Hyderabad: As man vs bear debate rages on, concern grows over women safety

Hyderabad Desk

Hyderabad: A one-off TikTok video has stirred a social media debate across the world, highlighting that most women fear an unrelated man more than a wild beast. Women around the world are being asked if they were alone in a forest, who would they run into… a man or a bear? A large number of women, not all, express a preference for encountering a bear over a man.

The debate, in reality, highlights the magnitude of violence against women, which is forcing them to choose bears in a hypothetical situation. While as most women around the world are echoing similar views, Siasat.com spoke with women from diverse backgrounds in Hyderabad, and here is what they say:

Most women choose bear!

Speaking with Siasat.com, an undergraduate student, Khushee, says, “I would really prefer running into a bear.
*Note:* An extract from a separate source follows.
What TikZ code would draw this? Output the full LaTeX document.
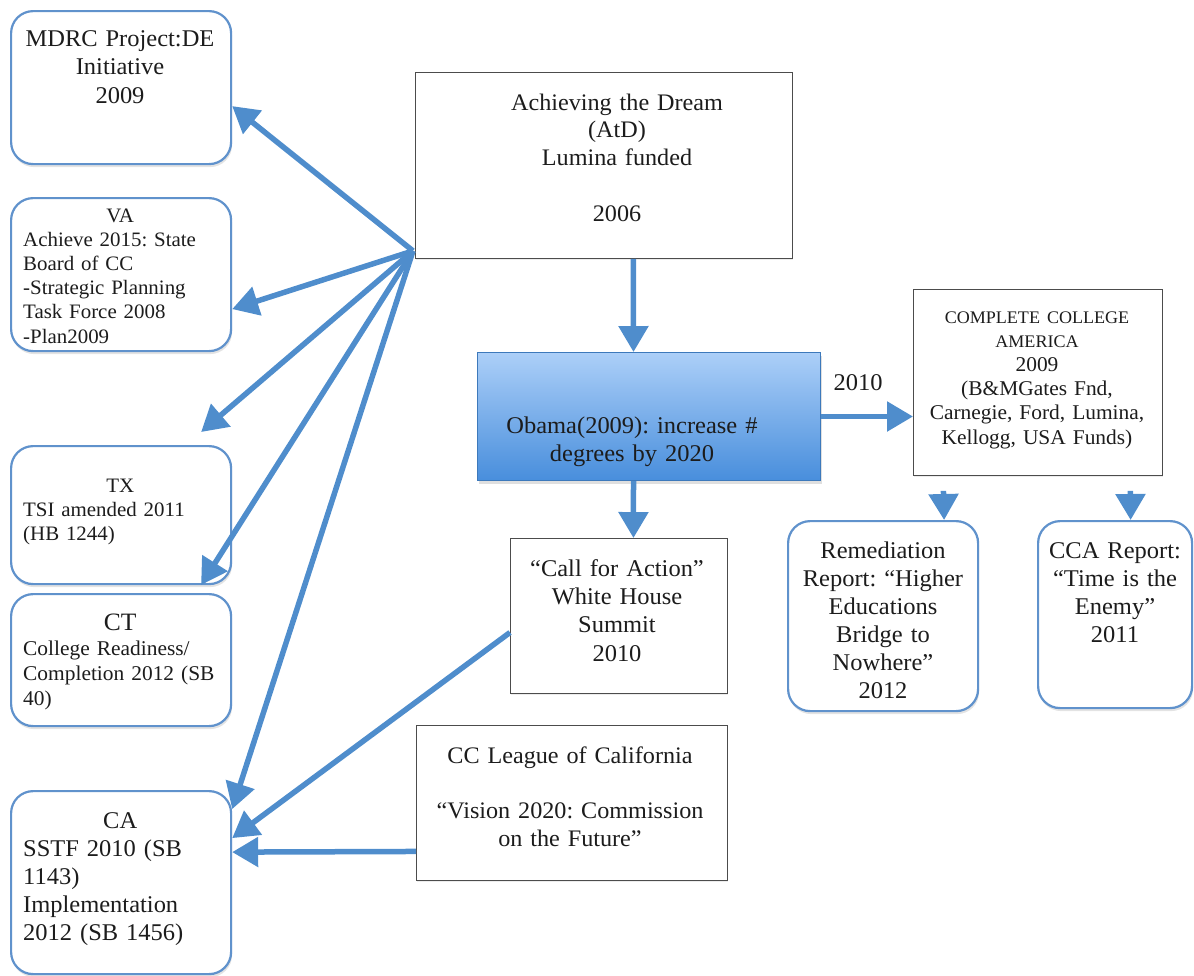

At least the bear won’t molest or objectified me. I believe there are good men in the world. I haven’t met any I could trust.” 

An IT professional, Shruthi, says, “Not all men, but always a man! I would rather take my chances against the bear than hope a man wouldn’t rape me.”

Echoing similar views, 19-year-old Richa Kaushik says: “If a bear attacks me, no one would question what I was wearing.”

However, not all women choose a bear. A 22-year-old woman says, “A bear would tear me into pieces. I don’t want to die a horrific death.” 

Another woman, requesting not to be named, says, “I have learnt martial arts. If a man tries to do something, I am sure I can defend myself. I am not sure about a bear.” 

Men react

When asked why most women choose a bear, IT professional Abhishek, 22, says, “If a bear attacks a woman, who do you think they will come running to? Women need a man to protect them, but we are insulted at every chance.” 

A 24-year-old software engineer says, “When you asked other women, you sure they didn’t assume it was a teddy bear.”

A 26-year-old young businessman has an unusual take on the issue. “Just add ‘rich’ before the man, and then we will see who they chose run into,” he said.

When this reporter asked another student this question, he was visibly annoyed and said: “Do you even cover fake rape and harassment cases that women file?”

Some men, however, feel differently. “If it were my little sister, I would feel more safe if she ran into a bear than a man,” said a 22-year-old student.

Another man, a mechanical engineer by profession, says, “Given the violence against women and how society treats them, I understand why they chose a bear. Animal behavior can be predicted… men… you never know.” 

Expert speaks

“The bear vs. man debate is a testimony to the threat perception felt by women with regards to their safety in the society they live in. That several women chose bear over man is a reflection of the fact that women have experienced violence firsthand from men. It can be in the form of domestic violence within the so-called safety of home or sexual harassment or assault in public spaces,” says Ipsita Sapra, Associate Professor, Tata Institute of Social Sciences (TISS), Hyderabad.

According to the United Nations, one in three women across the world experience violence, physical or sexual, often by an intimate partner. The National Crime Records Bureau (NCRB) indicates that crimes against women are rising in India. While a part of it is attributable to increased reporting, the fact the fact that over 4.45 lakh women reported violence in 2022 is a grim reality in India.

“To sum up, while violence by bears is far-fetched, violence by men is familiar and closer home,” Ipsita says, explaining why women chose bears over men, despite the obvious fright of the wild. 

In Telangana, on average, police receive one complaint of domestic violence every four minutes. According to the NCRB report, the rate of total crime against women per lakh of population in Telangana stood at 117. A total of 22,066 cases of crime against women were registered in Telangana in 2022. As many as 20,865 cases were registered in 2021, 17,791 in 2020, and 18,394 cases in 2019.